Par les choix de ses angles, et la façon dont il représente ses personnages, Améziane place le lecteur au coeur des évènements, et le pousse surtout à ne pas pouvoir détourner le regard de ce qu'il voit - quelque part, de ce que Frank Smith a pu voir et ressentir de son côté. Certains passages, il faudra le rappeler une fois, sont très difficiles à parcourir, pas forcément parce que l'artiste se complairait dans des débordements graphiques - ce n'est pas le cas - mais parce que ce dessin qui lorgne vers le réalisme a aussi son utilité de rappeler que ce qui est dépeint est bien arrivé. Même si l'on tient une bande-dessinée, il n'y a pas d'échappatoire à ce que Big Black : Stand at Attica raconte. Ce qui en fait toute sa puissance.
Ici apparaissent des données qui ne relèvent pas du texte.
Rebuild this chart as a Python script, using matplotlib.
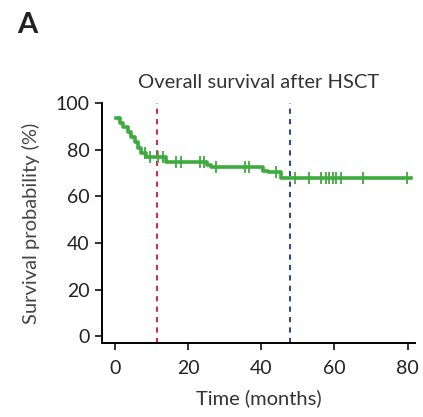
import matplotlib
matplotlib.use("Agg")
import matplotlib.pyplot as plt
import numpy as np

plt.rcParams['font.family'] = ['Lato', 'DejaVu Sans']

# Kaplan-Meier step curve (months, survival %)
step_times = [0.4, 1.4, 2.3, 3.6, 4.5, 5.4, 6.4, 7.3, 8.4, 14.1, 25.3, 26.3, 40.4, 41.8, 45.4, 81.0]
step_surv = [93.5, 91.3, 89.8, 87.7, 85.5, 83.4, 80.5, 78.4, 77.0, 74.8, 73.5, 72.7, 71.0, 70.2, 67.7, 67.7]

# censored observations (months)
censor_times = [8.2, 9.5, 11.8, 13.1, 16.8, 18.2, 23.2, 24.5, 27.7, 35.5, 36.8, 44.0,
                 49.1, 53.1, 56.3, 57.7, 58.6, 59.5, 60.4, 61.8, 67.7, 79.9]

# reference lines (months)
landmark_times = [11.5, 48.0]
landmark_colors = ['#c8324a', '#2f4f7f']

x_ticks = [0, 20, 40, 60, 80]
y_ticks = [0, 20, 40, 60, 80, 100]

green = '#3dab3d'

fig = plt.figure(figsize=(4.23, 4.17), dpi=100)
ax = fig.add_axes([0.241, 0.177, 0.740, 0.576])

# survival curve
ax.step(step_times, step_surv, where='post', color=green, linewidth=2.6, zorder=3)

# censor marks sit on the curve
idx = np.searchsorted(step_times, censor_times, side='right') - 1
censor_vals = np.array(step_surv)[idx]
ax.plot(censor_times, censor_vals, linestyle='none', marker='|', markersize=8,
        markeredgewidth=1.3, color=green, zorder=4)

# dashed reference lines
for t, c in zip(landmark_times, landmark_colors):
    ax.axvline(t, ymin=0, ymax=1, color=c, linestyle=(0, (2.5, 2.5)), linewidth=1.5, zorder=2)

ax.set_xlim(-3.5, 82)
ax.set_ylim(-3, 100)
ax.set_xticks(x_ticks)
ax.set_yticks(y_ticks)

ax.spines['top'].set_visible(False)
ax.spines['right'].set_visible(False)
ax.spines['left'].set_linewidth(1.4)
ax.spines['bottom'].set_linewidth(1.4)
ax.tick_params(axis='both', length=5, width=1.3, labelsize=14, colors='#222222')
ax.tick_params(axis='x', pad=7)
ax.tick_params(axis='y', pad=4)

ax.set_xlabel("Time (months)", fontsize=14.5, color='#333333', labelpad=9)
ax.set_ylabel("Survival probability (%)", fontsize=14.5, color='#444444', labelpad=11)
ax.set_title("Overall survival after HSCT", fontsize=14.5, color='#333333', pad=11)

fig.text(0.040, 0.921, "A", fontsize=21, fontweight='bold', color='#222222', va='baseline')

fig.savefig("out.png", dpi=100)
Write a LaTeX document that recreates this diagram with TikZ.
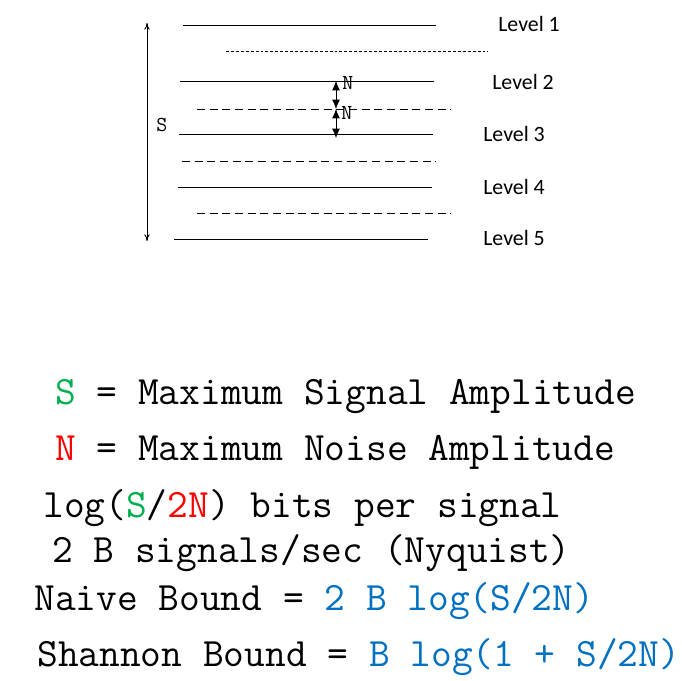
\documentclass[tikz,border=0pt]{standalone}
\usepackage{fontspec}
\usepackage{xcolor}
\newfontfamily\levelfont{Carlito}
\usetikzlibrary{arrows.meta}
\definecolor{sgreen}{HTML}{00B050}
\definecolor{nred}{HTML}{FF0000}
\definecolor{bblue}{HTML}{0070C0}
\begin{document}
\begin{tikzpicture}[x=0.75pt,y=-0.75pt]
      \useasboundingbox(0,0) rectangle (682,681);
      \tikzset{L/.style = {draw,line width=0.7pt}}
      \tikzset{D/.style = {draw,line width=0.7pt,dash pattern=on 6pt off 3.5pt}}
      \tikzset{T/.style = {inner sep=0pt,anchor=base west,font=\levelfont\fontsize{16.4}{19}\selectfont}}
      \tikzset{M/.style = {inner sep=0pt,anchor=base west,font=\ttfamily\fontsize{30.2}{34}\selectfont}}
      \tikzset{V/.style = {inner sep=0pt,anchor=base west,font=\ttfamily\fontsize{16}{18}\selectfont}}
      \tikzset{E/.style = {draw,line width=0.7pt,{Latex[length=7pt,width=6pt]}-{Latex[length=7pt,width=6pt]}}}
      % levels
      \coordinate (l1a) at (183,25);   \coordinate (l1b) at (436,25);
      \coordinate (l2a) at (180,81);   \coordinate (l2b) at (434,81);
      \coordinate (l3a) at (179,134);  \coordinate (l3b) at (433,134);
      \coordinate (l4a) at (178,187);  \coordinate (l4b) at (432,187);
      \coordinate (l5a) at (174,239);  \coordinate (l5b) at (428,239);
      \draw[L](l1a) to (l1b);
      \draw[L](l2a) to (l2b);
      \draw[L](l3a) to (l3b);
      \draw[L](l4a) to (l4b);
      \draw[L](l5a) to (l5b);
      % thresholds
      \coordinate (d1a) at (226,51);   \coordinate (d1b) at (488,51);
      \coordinate (d2a) at (197,109);  \coordinate (d2b) at (451,109);
      \coordinate (d3a) at (182,161);  \coordinate (d3b) at (436,161);
      \coordinate (d4a) at (197,213);  \coordinate (d4b) at (451,213);
      \draw[draw,line width=0.6pt,dash pattern=on 2.2pt off 1.5pt](d1a) to (d1b);
      \draw[D](d2a) to (d2b);
      \draw[D](d3a) to (d3b);
      \draw[D](d4a) to (d4b);
      \node[T](lv1) at (498,31.5) {Level 1};
      \node[T](lv2) at (492,90) {Level 2};
      \node[T](lv3) at (483,141.5) {Level 3};
      \node[T](lv4) at (483,195) {Level 4};
      \node[T](lv5) at (483,245) {Level 5};
      % signal range
      \coordinate (stop) at (147,23);
      \coordinate (sbot) at (147,241);
      \draw[draw,line width=0.7pt,{To[length=5pt,width=4pt]}-{To[length=5pt,width=4pt]}](stop) to (sbot);
      \node[V](s) at (156,131.5) {S};
      % noise
      \coordinate (n1) at (336,81);
      \coordinate (n2) at (336,109);
      \coordinate (n3) at (336,138);
      \draw[E](n1) to (n2);
      \draw[E](n2) to (n3);
      \node[V](na) at (342,90) {N};
      \node[V](nb) at (341,120) {N};
      % formulas
      \node[M](t1) at (55,404) {\textcolor{sgreen}{S} = Maximum Signal Amplitude};
      \node[M](t2) at (55,460) {\textcolor{nred}{N} = Maximum Noise Amplitude};
      \node[M](t3) at (43,517) {log(\textcolor{sgreen}{S}/\textcolor{nred}{2N}) bits per signal};
      \node[M](t4) at (52,562) {2 B signals/sec (Nyquist)};
      \node[M](t5) at (34,610) {Naive Bound = \textcolor{bblue}{2 B log(S/2N)}};
      \node[M](t6) at (37,666) {Shannon Bound = \textcolor{bblue}{B log(1 + S/2N)}};
    \end{tikzpicture}
\end{document}
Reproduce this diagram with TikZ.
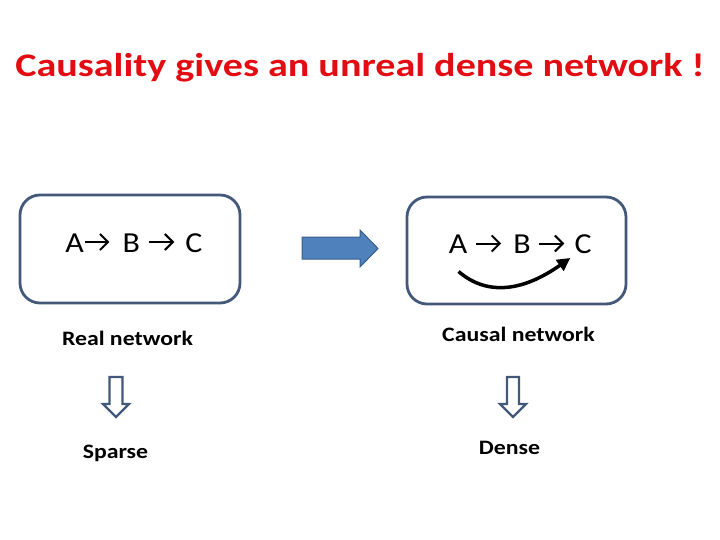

Difficile de s'étendre plus longtemps sans vous gâcher ce qui fait de Big Black : Stand At Attica une lecture essentielle. En définitive, c'est un ouvrage à lire, à ressentir par vous même. Le récit autobiographique de Frank "Big Black" Smith est édifiant par tous ses aspects, alors que le lecteur se rendra compte que sur certains points, les renvois à des évènements d'actualités ne peuvent être ignorés. Améziane livre un travail graphique somptueux qui participe à faire de cet album un chef d'oeuvre immédiat. A ne pas mettre entre toutes les mains, cela dit. Mais quelle frappe, tout de même. Quelle frappe.